**TASK STATEMENT**
Your task is to retype the lines between the line with "Output the web" and the line with "0.96, 0.98, 1];", inclusive. Copy no pictures and no other lines.

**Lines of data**
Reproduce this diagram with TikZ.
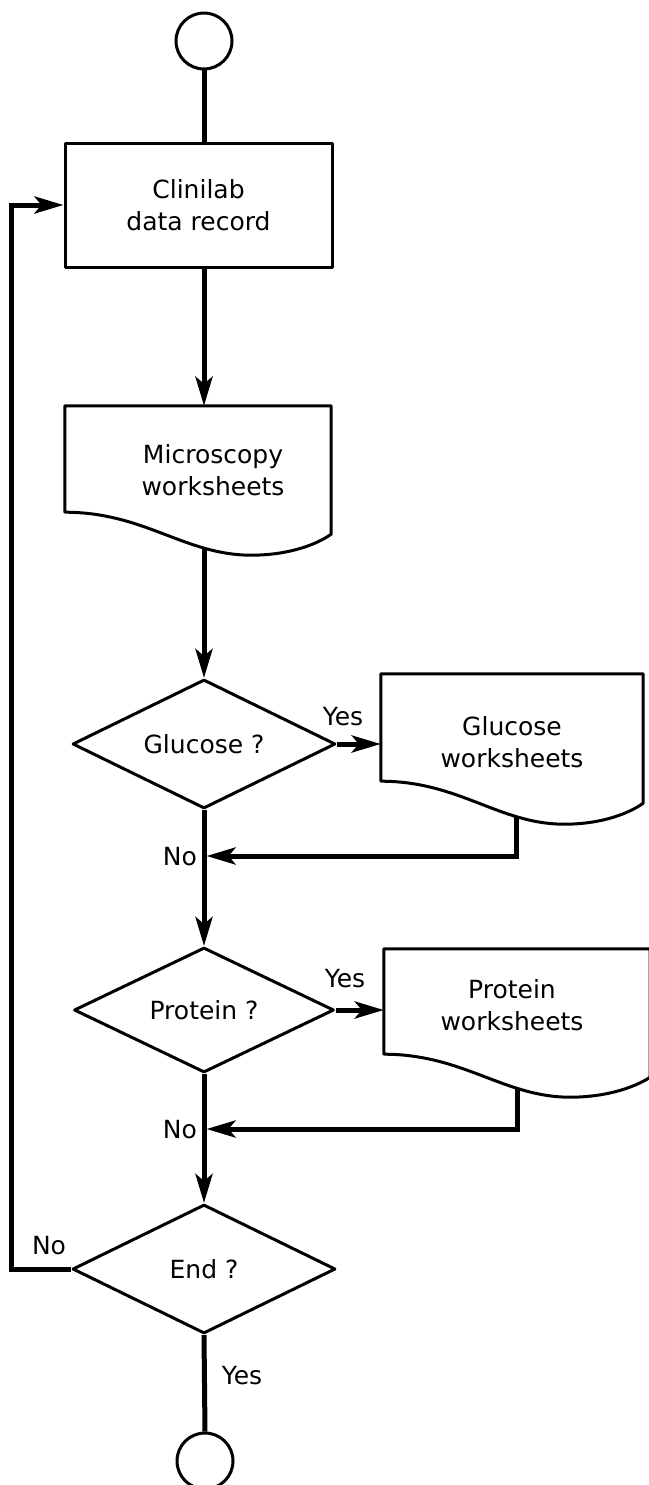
\documentclass[tikz,border=0pt]{standalone}
\usepackage{fontspec}
\setmainfont{DejaVu Sans}
\usetikzlibrary{shapes.geometric,arrows.meta,calc}
\pgfdeclarelayer{conns}
\pgfdeclarelayer{docs}
\pgfsetlayers{conns,docs,main}
\newcommand\drawdocoutline[2]{%
  \draw[shapeline,fill=white] (#1.south west) -- (#1.north west) -- (#1.north east)
    -- ($(#1.south east)+(0,#2)$)
    .. controls ($(#1.south west)!0.93!(#1.south east)+(0,35)$) and ($(#1.south west)!0.82!(#1.south east)+(0,43)$)
    .. ($(#1.south west)!0.70!(#1.south east)+(0,43)$)
    .. controls ($(#1.south west)!0.45!(#1.south east)+(0,43)$) and ($(#1.south west)!0.30!(#1.south east)+(0,0)$)
    .. (#1.south west) -- cycle;}
\begin{document}
\begin{tikzpicture}[x=1pt,y=-1pt,
  every node/.style={font=\fontsize{25}{32}\selectfont},
  shapeline/.style={line width=3pt,line join=round},
  term/.style={circle,draw,shapeline,minimum size=56pt,inner sep=0pt},
  procbox/.style={rectangle,draw,shapeline,minimum width=267pt,minimum height=124pt,align=center,inner sep=0pt},
  docbox/.style={rectangle,inner sep=0pt},
  doctext/.style={align=center,inner sep=0pt},
  decision/.style={diamond,draw,shapeline,aspect=2.04,inner sep=0pt,minimum width=263pt,minimum height=129pt},
  conn/.style={line width=5pt},
  arr/.style={-{Stealth[length=29pt,width=17pt,inset=7pt]}},
  lbl/.style={inner sep=0pt},
]
\useasboundingbox (0,0) rectangle (648,1485);

% terminals, process, decisions
\node[term] (start) at (204,41) {};
\node[procbox] (clin) at (198.5,205) {Clinilab\\data record};
\node[decision] (glu) at (204,744) {Glucose ?};
\node[decision,minimum width=260pt,minimum height=125pt] (prot) at (204,1010) {Protein ?};
\node[decision] (end) at (204,1269) {End ?};
\node[term] (stop) at (205,1461) {};

% document nodes (rectangular part) and their texts
\node[docbox,minimum width=266pt,minimum height=106pt] (micro) at (198,459) {};
\node[docbox,minimum width=262pt,minimum height=107pt] (gdoc) at (512,727.5) {};
\node[docbox,minimum width=266pt,minimum height=105pt] (pdoc) at (517,1001.5) {};

\begin{pgfonlayer}{docs}
\drawdocoutline{micro}{22}
\drawdocoutline{gdoc}{22}
\drawdocoutline{pdoc}{23}
\end{pgfonlayer}

\node[doctext] (microT) at (213,470) {Microscopy\\worksheets};
\node[doctext] (gdocT) at (512,742.5) {Glucose\\worksheets};
\node[doctext] (pdocT) at (512,1005) {Protein\\worksheets};

% join points on the main line
\coordinate (gjoin) at ($(glu.south)+(0,46)$);
\coordinate (pjoin) at ($(prot.south)+(0,55)$);

\begin{pgfonlayer}{conns}
\draw[conn] (start.south) -- (start.south |- clin.north);
\draw[conn,arr] (glu.north |- clin.south) -- (glu.north |- micro.north);
\draw[conn,arr] (glu.north |- micro.south) -- (glu.north);
\draw[conn,arr] (glu.east) -- (glu.east -| gdoc.west);
\draw[conn,arr] ($(gdoc.south)+(4,0)$) |- ([xshift=2.5pt]gjoin);
\draw[conn,arr] (glu.south) -- (prot.north);
\draw[conn,arr] (prot.east) -- (prot.east -| pdoc.west);
\draw[conn,arr] (pdoc.south) |- ([xshift=2.5pt]pjoin);
\draw[conn,arr] (prot.south) -- (end.north);
\draw[conn,arr] (end.west) -- ++(-60,0) |- (clin.west);
\draw[conn] (end.south) -- (stop.north);
\end{pgfonlayer}

% labels
\node[lbl] (gyes) at (343,717) {Yes};
\node[lbl,anchor=east] (gno) at (197,857) {No};
\node[lbl] (pyes) at (345,979) {Yes};
\node[lbl,anchor=east] (pno) at (197,1130) {No};
\node[lbl] (eno) at (49,1246) {No};
\node[lbl] (eyes) at (242,1376) {Yes};
\end{tikzpicture}
\end{document}
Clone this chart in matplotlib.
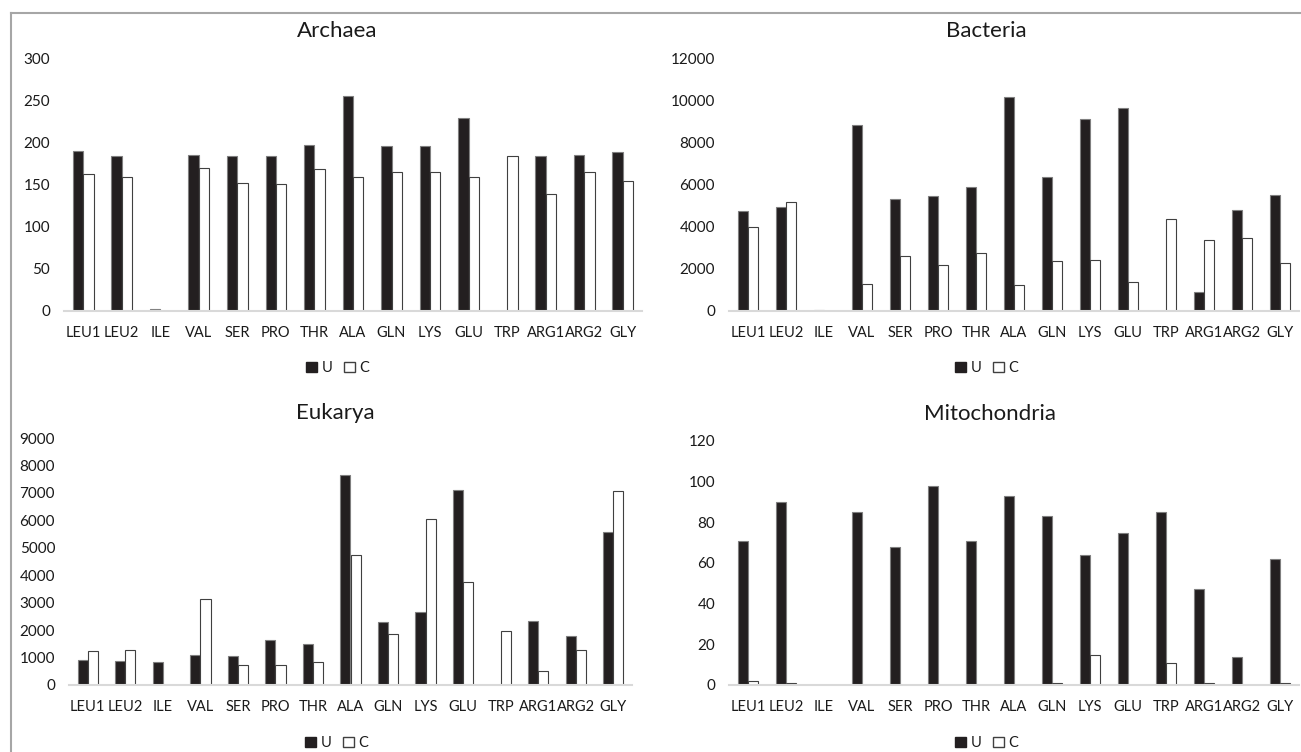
import matplotlib
matplotlib.use("Agg")
from matplotlib import pyplot as plt
from matplotlib.patches import Patch
from matplotlib.lines import Line2D
import numpy as np

plt.rcParams['font.family'] = ['Lato', 'DejaVu Sans']

codons = ["LEU1", "LEU2", "ILE", "VAL", "SER", "PRO", "THR", "ALA",
          "GLN", "LYS", "GLU", "TRP", "ARG1", "ARG2", "GLY"]

archaea_u = [191, 185, 2, 186, 184, 184, 198, 256, 196, 197, 230, 0, 185, 186, 189]
archaea_c = [163, 160, 0, 170, 152, 151, 169, 159, 165, 166, 160, 184, 139, 165, 155]

bacteria_u = [4760, 4950, 50, 8880, 5320, 5480, 5900, 10200, 6400, 9130, 9690, 0, 900, 4820, 5540]
bacteria_c = [4000, 5200, 0, 1300, 2630, 2190, 2760, 1230, 2400, 2440, 1400, 4380, 3360, 3460, 2270]

eukarya_u = [900, 870, 840, 1090, 1040, 1640, 1500, 7650, 2290, 2650, 7090, 0, 2340, 1770, 5560]
eukarya_c = [1230, 1280, 0, 3120, 740, 720, 820, 4740, 1850, 6060, 3760, 1970, 520, 1280, 7060]

mito_u = [71, 90, 0, 85, 68, 98, 71, 93, 83, 64, 75, 85, 47, 14, 62]
mito_c = [2, 1, 0, 0, 0, 0, 0, 0, 1, 15, 0, 11, 1, 0, 1]

W, H = 1301, 752
fig = plt.figure(figsize=(W / 100, H / 100), dpi=100)

# (title, u, c, ymax, step, axes box in px: left, right, zero y, top y, title xy, legend xy)
panels = [
    ("Archaea", archaea_u, archaea_c, 300, 50, (64, 642, 311, 59), (337, 31), (338, 368)),
    ("Bacteria", bacteria_u, bacteria_c, 12000, 2000, (729, 1299, 311, 59), (986, 31), (987, 368)),
    ("Eukarya", eukarya_u, eukarya_c, 9000, 1000, (69, 632, 685, 438), (335, 413), (337, 743)),
    ("Mitochondria", mito_u, mito_c, 120, 20, (729, 1299, 685, 441), (990, 414), (987, 743)),
]

txt = '#1a1a1a'
w = 0.27
x = np.arange(len(codons))

for title, u, c, ymax, step, box, tpos, lpos in panels:
    l, r, y0, y1 = box
    ax = fig.add_axes([l / W, (H - y0) / H, (r - l) / W, (y0 - y1) / H])
    ax.bar(x - w / 2, u, w, color='#231f20', edgecolor='#7f7f7f', linewidth=0.8)
    ax.bar(x + w / 2, c, w, color='white', edgecolor='#404040', linewidth=0.8)
    ax.set_xlim(-0.5, len(codons) - 0.5)
    ax.set_ylim(0, ymax)
    ax.set_yticks(np.arange(0, ymax + 1, step))
    ax.set_xticks(x)
    ax.set_xticklabels(codons)
    for s in ['top', 'right', 'left']:
        ax.spines[s].set_visible(False)
    ax.spines['bottom'].set_color('#d9d9d9')
    ax.spines['bottom'].set_linewidth(1.5)
    ax.tick_params(axis='both', length=0, labelsize=10.5, colors=txt)
    ax.tick_params(axis='y', labelsize=11, pad=10)
    ax.tick_params(axis='x', pad=11)
    fig.text(tpos[0] / W, 1 - tpos[1] / H, title, ha='center', va='center',
             fontsize=16, color=txt)
    handles = [Patch(facecolor='#231f20', edgecolor='#231f20', label='U'),
               Patch(facecolor='white', edgecolor='#404040', label='C')]
    fig.legend(handles=handles, loc='center', bbox_to_anchor=(lpos[0] / W, 1 - lpos[1] / H),
               ncol=2, frameon=False, fontsize=10.5, handlelength=0.75, handleheight=0.75,
               handletextpad=0.3, columnspacing=0.8, labelcolor=txt)

# outer frame (top and left edges only)
fig.add_artist(Line2D([11 / W, 1], [1 - 13 / H, 1 - 13 / H], color='#a6a6a6', lw=1.5))
fig.add_artist(Line2D([11 / W, 11 / W], [0, 1 - 13 / H], color='#a6a6a6', lw=1.5))

fig.savefig("out.png", dpi=100)
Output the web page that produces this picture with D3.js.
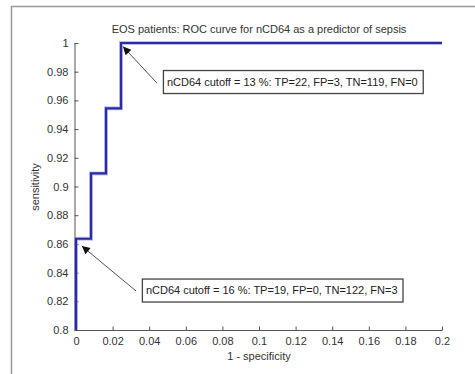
<!DOCTYPE html>
<html>

<head>
    <meta charset="utf-8">
    <style>
        body {
            margin: 0;
            background: white;
        }

        svg {
            font-family: 'Liberation Sans', Arial, sans-serif;
        }

        .tick text {
            font-size: 11px;
            fill: #333;
        }
    </style>
</head>

<body>
    <svg width="475" height="374"></svg>
</body>

<script src="https://d3js.org/d3.v7.min.js"></script>

<script>
    // ROC steps, 1 - specificity vs sensitivity
    let fpr = [0, 0, 0.0082, 0.0082, 0.0164, 0.0164, 0.0246, 0.0246, 0.2];
    let tpr = [0.8, 0.8636, 0.8636, 0.9091, 0.9091, 0.9545, 0.9545, 1, 1];

    let xTicks = [0, 0.02, 0.04, 0.06, 0.08, 0.1, 0.12, 0.14, 0.16, 0.18, 0.2];
    let yTicks = [0.8, 0.82, 0.84, 0.86, 0.88, 0.9, 0.92, 0.94, 0.96, 0.98, 1];

    // annotations: text, box left / centre in data units, arrow tail and tip
    let noteText = [
        "nCD64 cutoff = 13 %: TP=22, FP=3, TN=119, FN=0",
        "nCD64 cutoff = 16 %: TP=19, FP=0, TN=122, FN=3"
    ];
    let noteBoxX = [0.0475, 0.036];
    let noteBoxY = [0.9728, 0.8275];
    let arrowFrom = [[0.0443, 0.972], [0.0328, 0.8272]];
    let arrowTo = [[0.0257, 0.9975], [0.0032, 0.8585]];

    let svg = d3.select("svg");

    let mLeft = 76, mRight = 442, mTop = 43, mBottom = 330;

    let x = d3.scaleLinear().domain([0, 0.2]).range([mLeft, mRight]);
    let y = d3.scaleLinear().domain([0.8, 1]).range([mBottom, mTop]);

    // figure frame (cropped screenshot: only left and top edges)
    svg.append("path")
        .attr("d", "M11.5,374V6.5H475")
        .attr("fill", "none")
        .attr("stroke", "#999")
        .attr("stroke-width", 1.5);

    let fmt = d => d === 0 ? "0" : String(+d.toFixed(2));

    let yAxis = svg.append("g")
        .attr("transform", "translate(" + (mLeft - 1.5) + ",0)")
        .call(d3.axisLeft(y).tickValues(yTicks).tickSize(-4).tickPadding(6).tickFormat(fmt));

    let xAxis = svg.append("g")
        .attr("transform", "translate(0," + (mBottom + 0.5) + ")")
        .call(d3.axisBottom(x).tickValues(xTicks).tickSize(-4).tickPadding(7).tickFormat(fmt));

    yAxis.select(".domain").attr("d", "M0.5," + mTop + "V" + mBottom).attr("stroke", "#555");
    xAxis.select(".domain").attr("d", "M" + (mLeft - 1.5) + ",0H" + mRight).attr("stroke", "#555");
    svg.selectAll(".tick line").attr("stroke", "#555");

    // curve
    let line = d3.line()
        .x((d, i) => x(fpr[i]))
        .y((d, i) => y(tpr[i]));

    svg.append("path")
        .datum(fpr)
        .attr("d", line)
        .attr("fill", "none")
        .attr("stroke", "#9a9ad8")
        .attr("stroke-width", 4)
        .attr("opacity", 0.6);

    svg.append("path")
        .datum(fpr)
        .attr("d", line)
        .attr("fill", "none")
        .attr("stroke", "#2a2aa8")
        .attr("stroke-width", 2.2);

    // arrows
    svg.append("defs").append("marker")
        .attr("id", "head")
        .attr("viewBox", "0 0 10 10")
        .attr("refX", 10)
        .attr("refY", 5)
        .attr("markerWidth", 12)
        .attr("markerHeight", 8)
        .attr("markerUnits", "userSpaceOnUse")
        .attr("orient", "auto")
        .append("path")
        .attr("d", "M0,0L10,5L0,10z")
        .attr("fill", "#111");

    arrowFrom.forEach((a, i) => {
        svg.append("line")
            .attr("x1", x(a[0]))
            .attr("y1", y(a[1]))
            .attr("x2", x(arrowTo[i][0]))
            .attr("y2", y(arrowTo[i][1]))
            .attr("stroke", "#555")
            .attr("stroke-width", 1)
            .attr("marker-end", "url(#head)");
    });

    // text boxes
    noteText.forEach((t, i) => {
        let g = svg.append("g");
        let txt = g.append("text")
            .attr("x", x(noteBoxX[i]) + 4)
            .attr("y", y(noteBoxY[i]))
            .attr("dy", "0.35em")
            .attr("font-size", 11)
            .attr("fill", "#222")
            .text(t);
        let w = txt.node().getComputedTextLength();
        g.insert("rect", "text")
            .attr("x", x(noteBoxX[i]) + 0.5)
            .attr("y", y(noteBoxY[i]) - 11.5)
            .attr("width", w + 9)
            .attr("height", 23)
            .attr("fill", "white")
            .attr("stroke", "#444")
            .attr("stroke-width", 1.3);
    });

    // titles
    svg.append("text")
        .attr("x", (mLeft + mRight) / 2)
        .attr("y", 33)
        .attr("text-anchor", "middle")
        .attr("font-size", 11)
        .attr("fill", "#333")
        .text("EOS patients: ROC curve for nCD64 as a predictor of sepsis");

    svg.append("text")
        .attr("x", (mLeft + mRight) / 2)
        .attr("y", 360)
        .attr("text-anchor", "middle")
        .attr("font-size", 11)
        .attr("fill", "#333")
        .text("1 - specificity");

    svg.append("text")
        .attr("transform", "translate(39,187) rotate(-90)")
        .attr("text-anchor", "middle")
        .attr("font-size", 11)
        .attr("fill", "#333")
        .text("sensitivity");
</script>

</html>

**ANSWER**
Output the web page that produces this picture with D3.js.
<!DOCTYPE html>
<html>

<head>
    <meta charset="utf-8">
    <style>
        body {
            margin: 0;
            background: white;
        }

        svg {
            font-family: 'Liberation Sans', Arial, sans-serif;
        }

        .tick text {
            font-size: 11px;
            fill: #333;
        }
    </style>
</head>

<body>
    <svg width="475" height="374"></svg>
</body>

<script src="https://d3js.org/d3.v7.min.js"></script>

<script>
    // ROC steps, 1 - specificity vs sensitivity
    let fpr = [0, 0, 0.0082, 0.0082, 0.0164, 0.0164, 0.0246, 0.0246, 0.2];
    let tpr = [0.8, 0.8636, 0.8636, 0.9091, 0.9091, 0.9545, 0.9545, 1, 1];

    let xTicks = [0, 0.02, 0.04, 0.06, 0.08, 0.1, 0.12, 0.14, 0.16, 0.18, 0.2];
    let yTicks = [0.8, 0.82, 0.84, 0.86, 0.88, 0.9, 0.92, 0.94, 0.96, 0.98, 1];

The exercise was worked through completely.